En su empeño por hacerse tomar foto con el Nobel, Espinal se ganó la fama de ser un espía de la CIA. Lloró a moco tendido cuando se filtró la sospecha de su espionaje. Sólo cuando fue absuelto de cargos por el entorno del iluminado de Aracataca, le volvió el alma al cuerpo.

Como era mi compañero de habitación en el Amaranteen Hotel para ahorrar costos, juro por los cucaracheros que hacen nido en nuestro balcón, que nunca le ví arrestos de espía, una de las formas de la traición. Lo único sospechoso que le vi fue que todas las noches dejaba lista la maleta para huir en caso de emergencia. Guerra avisada… De la maleta solo quedaban por fuera él y su piyama.

El diminuto Nolasco se colaba en los más inverosímiles lugares adonde iba el Nobel García Márquez, sin tarjeta de invitación. Fue algo así como el enviado especial de su colega el coronel Aureliano Buendía a la tierra del frío y de Olafo, El Amargado.
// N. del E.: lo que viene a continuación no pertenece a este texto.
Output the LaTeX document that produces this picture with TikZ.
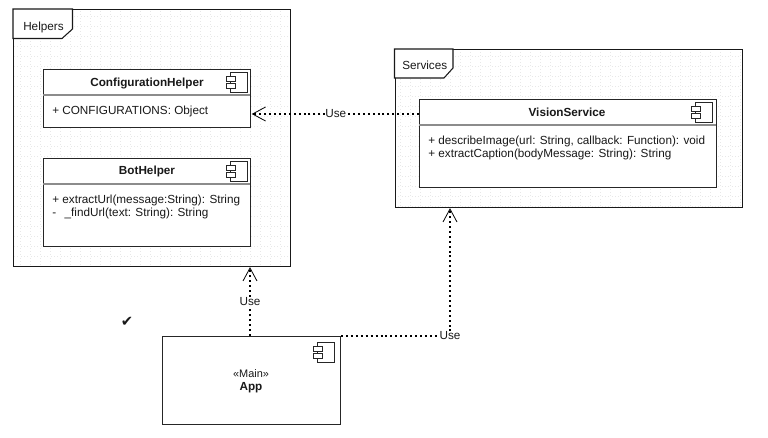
\documentclass[tikz,border=0pt]{standalone}
\usepackage{fontspec}
\setmainfont{Liberation Sans}
\newfontfamily\symfont{DejaVu Sans}
\def\px{0.75pt}
\tikzset{
  every node/.style={font=\fontsize{8.8pt}{10pt}\selectfont,text=black!90},
  pkg/.style={draw=black!90,line width=0.8pt,anchor=north west,inner sep=0pt},
  cbox/.style={draw=black!85,line width=0.8pt,fill=white,anchor=north west,inner sep=0pt},
  divider/.style={draw=black!45,line width=0.8pt},
  icon/.style={draw=black!85,line width=0.6pt,fill=white},
  title/.style={font=\fontsize{8.8pt}{10pt}\selectfont\bfseries,inner sep=0pt},
  member/.style={anchor=west,inner sep=0pt,align=left},
  useline/.style={draw=black,line width=0.85pt,dash pattern=on 1.5pt off 2.2pt},
  usetip/.style={draw=black,line width=0.6pt},
  uselabel/.style={fill=white,inner sep=0.3pt},
  tab/.style={draw=black!90,line width=0.8pt,fill=white,line join=miter},
  faintgrid/.style={draw=black!9,line width=0.5pt,dotted},
}
\newcommand{\compicon}[2]{%
  \draw[icon] (#1+4,#2) rectangle (#1+21,#2+20);
  \draw[icon] (#1,#2+4) rectangle (#1+9,#2+9);
  \draw[icon] (#1,#2+11) rectangle (#1+9,#2+16);
}
\begin{document}
\begin{tikzpicture}[x=0.75pt,y=-0.75pt]
\useasboundingbox (0,0) rectangle (768,438);
% Packages
\draw[faintgrid,step=7.5pt,shift={(0,6)}] (14,4) grid (289,259);
\node[pkg,minimum width=277*\px,minimum height=257*\px] (helpers) at (13,9) {};
\draw[tab] (13,9) -- (72.5,9) -- (72.5,29) -- (62,38.5) -- (13,38.5) -- cycle;
\node[anchor=west,inner sep=0pt] (helperslabel) at (23,27) {Helpers};

\draw[faintgrid,step=7.5pt,shift={(0,6)}] (395,44) grid (741,200);
\node[pkg,minimum width=347*\px,minimum height=158*\px] (services) at (394.5,49) {};
\draw[tab] (394.5,49) -- (453,49) -- (453,68) -- (444,78) -- (394.5,78) -- cycle;
\node[anchor=west,inner sep=0pt] (serviceslabel) at (402,65.5) {Services};

% ConfigurationHelper
\node[cbox,minimum width=207*\px,minimum height=58*\px] (config) at (43,69) {};
\draw[divider] (43,95) -- (250,95);
\node[title] (configtitle) at (147,83) {ConfigurationHelper};
\node[member] (configm) at (52,111) {+ CONFIGURATIONS: Object};
\compicon{226}{72}

% BotHelper
\node[cbox,minimum width=207*\px,minimum height=88*\px] (bot) at (43,158) {};
\draw[divider] (43,184) -- (250,184);
\node[title] (bottitle) at (147,171) {BotHelper};
\node[member] (botm) at (52,207) {+ extractUrl(message:String): String\\-\ \ \,\_findUrl(text: String): String};
\compicon{226}{161}

% VisionService
\node[cbox,minimum width=297*\px,minimum height=88*\px] (vision) at (419,99) {};
\draw[divider] (419,125) -- (716,125);
\node[title] (visiontitle) at (567,112) {VisionService};
\node[member] (visionm) at (428,148) {+ describeImage(url: String, callback: Function): void\\+ extractCaption(bodyMessage: String): String};
\compicon{691}{102}

% App
\node[cbox,minimum width=178*\px,minimum height=88*\px] (app) at (162,336) {};
\node[align=center,inner sep=0pt] (apptext) at (251,381) {{\fontsize{8.2pt}{10pt}\selectfont «Main»}\\\textbf{App}};
\compicon{313}{342}

% Check mark
\node[inner sep=0pt] (check) at (127,322) {\symfont\fontsize{11pt}{10pt}\selectfont ✔};

% Connectors
\coordinate (a1s) at (vision.north west |- 0,114);
\coordinate (a1e) at ([xshift=1.5*\px]config.north east |- 0,114);
\draw[useline] (a1s) -- node[uselabel,pos=0.5] (use1) {Use} (a1e);
\draw[usetip] ([shift={(13,-7)}]a1e) -- (a1e) -- ([shift={(13,7)}]a1e);

\coordinate (a2s) at (250,336);
\coordinate (a2e) at (250,268);
\draw[useline] (a2s) -- node[uselabel,pos=0.51] (use2) {Use} (a2e);
\draw[usetip] ([shift={(-7,13)}]a2e) -- (a2e) -- ([shift={(7,13)}]a2e);

\coordinate (a3s) at (app.north east);
\coordinate (a3m) at (450,336);
\coordinate (a3e) at (450,209);
\draw[useline] (a3s) -- (a3m) -- (a3e);
\draw[usetip] ([shift={(-7,13)}]a3e) -- (a3e) -- ([shift={(7,13)}]a3e);
\node[uselabel] (use3) at (a3m) {Use};
\end{tikzpicture}
\end{document}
Además del grado militar, a los dos les tocó esperar en vano: la pensión nunca le llegó al coronel Aureliano y Nolasco nunca alcanzó el generalato. Le faltó ropita y un poco de aristocracia. Y esa no se la daba su condición de nacido en San Pedro donde hizo la primaria en frío…

El protagonismo de Nacho Martínez, de bigote dalilesco,  era diferente. En su condición de cantante de ópera rock, otro de sus “modus comiendi”, llegó repartiendo sonrisas y besos, y agitando su sombrero bombín, ametrallado de escudos de todos los países. En par segundos, era de los más conocidos entre la pandilla de Macondo. En un santiamén se hizo conocer de la élite del Grand Hotel donde se alojaban Gabo y  su séquito.

Nacho fue el primero en descubrir que la música que tocó la orquesta en honor del Nobel durante la entrega de los premios, era el Intermezzo Interroto del concierto para orquesta de Bela Bartok, el músico preferido de don Gabo.

Y si el coronel hablaba  hasta dormido contra el general Camacho Leyva que le embolató las charreteras, Nacho habló más de Monseñor Builes, obispo de su tierra natal que del Nobel de Aracataca.

La explicación es fácil: con un libro que dizque pensaba escribir sobre Builes, daba por hecho que sería el segundo Nobel colombiano. Ni siquiera respetó el turno de dos ilustres paisanos suyos con más méritos: el fallecido transeúnte Rogelio Echavarría y el poeta Darío Jaramillo Agudelo, felizmente vivito y coleando. Lo cierto es que entre los dos, sin conocerse, calentaron el frío diciembre sueco. (Esta nota ha sido actualizada).